Perhaps most important, Schundler dismantled the patronage system, battled the powerful municipal unions and reached out to every segment of one of America's most ethnically diverse cities.

The City Council slate he put together for the regular election in 1993 -- he won with a record 68% of the vote, including 40% of the black vote --included two African-Americans, two Latinos and three women.

House Speaker Newt Gingrich (R-Ga.) called him one of the most exciting Republicans in the country. Time magazine included him in its 1994 list of 50 future leaders younger than 40. The Wall Street Journal lauded him and his Jack Kemp-style economic policies. He was proof, supporters said, that empowerment, not entitlement, was the key to rescuing the nation's troubled cities.

"You don't want government to make itself strong," Schundler says. "You want government to make the weak strong."

Now Schundler is facing his most difficult challenge. Although housing starts are up and poverty, according to one study, has dropped substantially, Jersey City faces a $20-million shortfall this year. Property taxes have crept back up in the wake of a court order that Jersey City pay back $102 million in taxes collected illegally by the previous administration. And the schools, where only 16% of ninth-graders can pass proficiency tests, remain under state control.

His cherished program of school vouchers, enabling parents to choose what school their children attend, appears unlikely to win approval. It was applauded by Republicans nationally but drew limited support at home.

"Schundler started very strong," said Stephen Salmore, a professor of political science at Rutgers University's Eagleton Institute of Politics. "He took advantage of a split in the Democratic Party, and he came across as someone with fresh ideas."

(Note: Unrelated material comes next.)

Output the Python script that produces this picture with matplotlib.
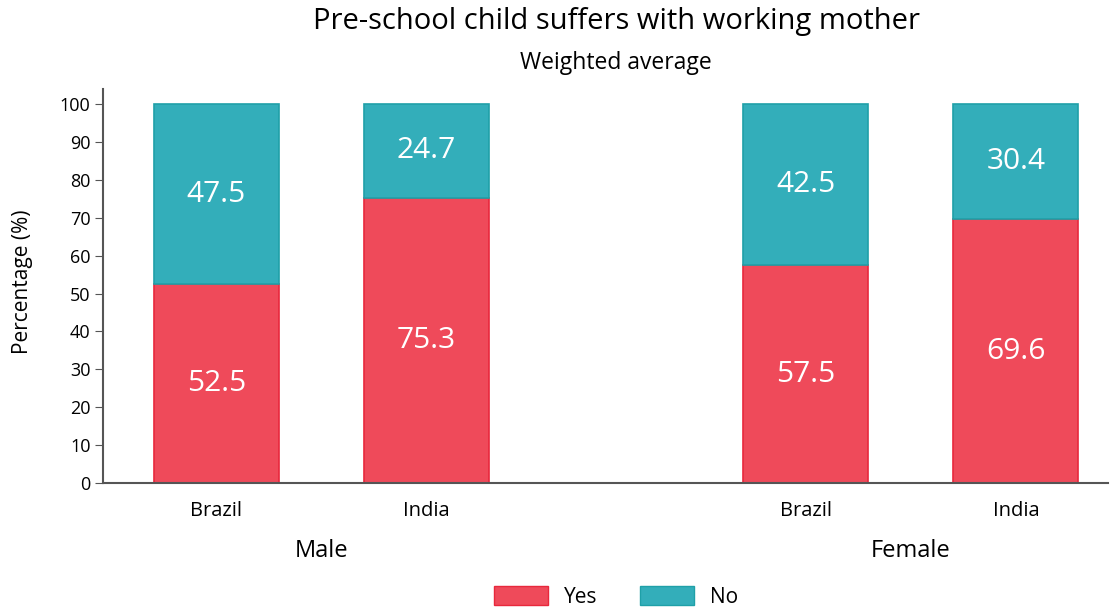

Undeniably, Schundler's entrepreneurial approach to local government is changing the structure, and maybe the heart, of a city long cited as a example Of urban despair.

"In my 18 years here I don't think another Jersey City mayor has provided the kind of opportunities Mayor Schundler has," said Eleanor Watson, president of the Hudson County Urban League.

"In dealing with him, I find he's relatively forthright as far as politicians go. He says he can or he can't."

Asked how he would rate his "performance as mayor, Schundler answers without a blink, "A-plus."

Still, with the Democratic machine reorganizing, he faces a tough campaign for reelection in May 1997. No Jersey City mayor has been reelected and served out his second term since the days of Frank "I am the law" Hague, who ruled from 1917 to 1949.

Hague put his opponents in jail and kept a safe in his office stuffed with bribe money. By contrast, in Schundler's office is the Bible and the Koran, the Muslims' holy book.

When asked why he and his wife, Lynn, an attorney, choose to make Jersey City home when most successful Wall Street executives head off to places like Greenwich, Conn., or Westchester, N.Y., Schundler replies with the same combination of pragmatism and idealism he brings to his job. First, he says, Jersey City was so convenient to Manhattan, just 10 minutes away by subway under the Hudson. And second, "my sense as a Christian was simply that one of the great charges Jesus has for us is that you are supposed to serve the poor and feed the hungry."